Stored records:

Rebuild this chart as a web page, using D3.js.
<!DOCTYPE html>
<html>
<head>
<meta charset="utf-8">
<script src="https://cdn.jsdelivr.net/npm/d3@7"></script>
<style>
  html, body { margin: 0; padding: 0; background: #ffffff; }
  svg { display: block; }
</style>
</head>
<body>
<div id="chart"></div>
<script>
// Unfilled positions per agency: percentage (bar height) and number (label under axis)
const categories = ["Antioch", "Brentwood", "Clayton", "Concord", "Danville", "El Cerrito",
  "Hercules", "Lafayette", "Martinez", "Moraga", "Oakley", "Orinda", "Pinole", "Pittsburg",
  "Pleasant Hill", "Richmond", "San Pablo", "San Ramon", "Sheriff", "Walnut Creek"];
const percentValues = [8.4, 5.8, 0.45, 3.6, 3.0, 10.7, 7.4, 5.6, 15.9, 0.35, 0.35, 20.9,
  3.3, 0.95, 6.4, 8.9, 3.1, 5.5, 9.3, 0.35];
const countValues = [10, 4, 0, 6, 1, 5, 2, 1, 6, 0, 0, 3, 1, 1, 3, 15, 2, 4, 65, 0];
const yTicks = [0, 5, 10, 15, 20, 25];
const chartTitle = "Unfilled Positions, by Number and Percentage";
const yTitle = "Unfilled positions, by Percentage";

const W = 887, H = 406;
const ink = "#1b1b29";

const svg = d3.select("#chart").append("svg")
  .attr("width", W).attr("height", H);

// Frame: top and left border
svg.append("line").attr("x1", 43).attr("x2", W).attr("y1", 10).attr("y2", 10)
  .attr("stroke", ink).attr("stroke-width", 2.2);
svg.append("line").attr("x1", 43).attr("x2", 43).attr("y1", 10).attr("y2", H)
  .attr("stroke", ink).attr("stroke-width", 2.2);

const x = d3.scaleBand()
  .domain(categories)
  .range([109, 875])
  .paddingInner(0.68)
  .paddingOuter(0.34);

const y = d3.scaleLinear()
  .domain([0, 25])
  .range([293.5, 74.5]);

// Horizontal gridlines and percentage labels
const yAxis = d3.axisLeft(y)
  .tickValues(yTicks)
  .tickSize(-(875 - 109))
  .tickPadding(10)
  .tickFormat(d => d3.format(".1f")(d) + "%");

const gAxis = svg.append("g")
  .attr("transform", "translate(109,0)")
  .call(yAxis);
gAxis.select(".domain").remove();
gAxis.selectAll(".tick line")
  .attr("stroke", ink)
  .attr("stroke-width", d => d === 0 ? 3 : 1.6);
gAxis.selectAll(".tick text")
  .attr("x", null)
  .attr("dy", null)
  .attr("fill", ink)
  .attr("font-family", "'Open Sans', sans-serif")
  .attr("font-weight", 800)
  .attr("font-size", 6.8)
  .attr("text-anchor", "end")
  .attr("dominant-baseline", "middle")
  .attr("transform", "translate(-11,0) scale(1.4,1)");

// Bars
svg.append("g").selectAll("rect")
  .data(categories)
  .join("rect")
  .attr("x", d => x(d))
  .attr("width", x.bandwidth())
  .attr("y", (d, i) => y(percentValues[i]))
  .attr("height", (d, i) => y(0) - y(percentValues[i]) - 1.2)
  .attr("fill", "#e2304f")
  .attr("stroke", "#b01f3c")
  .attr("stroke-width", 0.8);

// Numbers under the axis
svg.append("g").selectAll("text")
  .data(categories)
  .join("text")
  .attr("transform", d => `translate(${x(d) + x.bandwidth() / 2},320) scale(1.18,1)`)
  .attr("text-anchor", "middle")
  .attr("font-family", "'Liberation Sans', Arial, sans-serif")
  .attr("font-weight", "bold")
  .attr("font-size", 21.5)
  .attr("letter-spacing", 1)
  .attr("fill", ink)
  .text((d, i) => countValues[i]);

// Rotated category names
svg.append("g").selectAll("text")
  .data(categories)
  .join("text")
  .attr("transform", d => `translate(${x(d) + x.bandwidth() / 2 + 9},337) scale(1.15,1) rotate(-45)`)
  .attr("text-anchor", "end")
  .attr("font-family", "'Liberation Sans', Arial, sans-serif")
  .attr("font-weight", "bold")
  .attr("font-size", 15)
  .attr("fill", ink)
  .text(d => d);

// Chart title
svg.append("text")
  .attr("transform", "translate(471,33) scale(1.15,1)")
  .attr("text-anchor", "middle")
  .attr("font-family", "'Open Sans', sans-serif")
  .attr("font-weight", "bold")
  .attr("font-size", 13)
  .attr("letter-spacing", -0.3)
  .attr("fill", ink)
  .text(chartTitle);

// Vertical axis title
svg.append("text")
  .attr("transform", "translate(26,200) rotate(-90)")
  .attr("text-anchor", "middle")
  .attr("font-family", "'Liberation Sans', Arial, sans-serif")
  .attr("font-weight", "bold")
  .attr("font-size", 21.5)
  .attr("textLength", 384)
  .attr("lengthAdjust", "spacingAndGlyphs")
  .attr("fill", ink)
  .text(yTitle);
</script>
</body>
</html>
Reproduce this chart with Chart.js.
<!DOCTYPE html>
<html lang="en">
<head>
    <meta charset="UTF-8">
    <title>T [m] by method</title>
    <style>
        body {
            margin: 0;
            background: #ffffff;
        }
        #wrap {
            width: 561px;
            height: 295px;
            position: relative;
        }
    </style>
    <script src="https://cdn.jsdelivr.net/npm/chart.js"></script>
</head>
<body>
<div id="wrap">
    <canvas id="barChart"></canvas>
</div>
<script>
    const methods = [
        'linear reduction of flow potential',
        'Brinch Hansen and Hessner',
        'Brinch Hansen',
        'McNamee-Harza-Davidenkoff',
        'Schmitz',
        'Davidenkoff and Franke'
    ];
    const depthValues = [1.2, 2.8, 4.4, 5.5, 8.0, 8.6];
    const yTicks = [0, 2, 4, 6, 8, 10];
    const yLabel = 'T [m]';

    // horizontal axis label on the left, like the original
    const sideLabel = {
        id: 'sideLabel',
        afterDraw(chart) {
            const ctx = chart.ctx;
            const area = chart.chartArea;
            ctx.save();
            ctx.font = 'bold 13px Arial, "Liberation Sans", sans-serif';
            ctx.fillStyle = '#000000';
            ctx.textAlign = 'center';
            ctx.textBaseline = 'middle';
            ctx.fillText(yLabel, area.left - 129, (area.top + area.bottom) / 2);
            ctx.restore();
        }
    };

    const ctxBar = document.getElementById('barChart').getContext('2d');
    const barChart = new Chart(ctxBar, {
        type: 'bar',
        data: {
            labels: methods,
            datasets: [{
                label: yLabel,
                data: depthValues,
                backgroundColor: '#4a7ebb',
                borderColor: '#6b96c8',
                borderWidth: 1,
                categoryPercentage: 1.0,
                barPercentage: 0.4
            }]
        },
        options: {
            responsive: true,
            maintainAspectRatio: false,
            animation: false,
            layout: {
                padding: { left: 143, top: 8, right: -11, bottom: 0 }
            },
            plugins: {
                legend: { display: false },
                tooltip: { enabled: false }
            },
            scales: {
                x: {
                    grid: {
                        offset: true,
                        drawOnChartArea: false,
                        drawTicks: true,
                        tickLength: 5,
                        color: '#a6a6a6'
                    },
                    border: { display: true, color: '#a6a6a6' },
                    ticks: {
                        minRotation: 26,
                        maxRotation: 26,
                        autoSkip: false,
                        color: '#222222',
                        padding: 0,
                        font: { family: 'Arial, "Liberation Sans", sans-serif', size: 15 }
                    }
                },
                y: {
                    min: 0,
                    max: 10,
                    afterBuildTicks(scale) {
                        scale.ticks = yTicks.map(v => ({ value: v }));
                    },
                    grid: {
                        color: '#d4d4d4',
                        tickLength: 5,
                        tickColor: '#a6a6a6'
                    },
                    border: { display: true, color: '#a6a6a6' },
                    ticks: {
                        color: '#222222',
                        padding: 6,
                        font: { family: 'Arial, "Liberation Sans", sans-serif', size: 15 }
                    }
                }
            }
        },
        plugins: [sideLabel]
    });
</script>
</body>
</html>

Goal of the exercise:
Reproduce the lines exactly, taking as the first line the one with "Reproduce this chart with Chart.js." and as the last line the one with "const yLabel = 'T [m]';", and include nothing else.

Problem solution:
Reproduce this chart with Chart.js.
<!DOCTYPE html>
<html lang="en">
<head>
    <meta charset="UTF-8">
    <title>T [m] by method</title>
    <style>
        body {
            margin: 0;
            background: #ffffff;
        }
        #wrap {
            width: 561px;
            height: 295px;
            position: relative;
        }
    </style>
    <script src="https://cdn.jsdelivr.net/npm/chart.js"></script>
</head>
<body>
<div id="wrap">
    <canvas id="barChart"></canvas>
</div>
<script>
    const methods = [
        'linear reduction of flow potential',
        'Brinch Hansen and Hessner',
        'Brinch Hansen',
        'McNamee-Harza-Davidenkoff',
        'Schmitz',
        'Davidenkoff and Franke'
    ];
    const depthValues = [1.2, 2.8, 4.4, 5.5, 8.0, 8.6];
    const yTicks = [0, 2, 4, 6, 8, 10];
    const yLabel = 'T [m]';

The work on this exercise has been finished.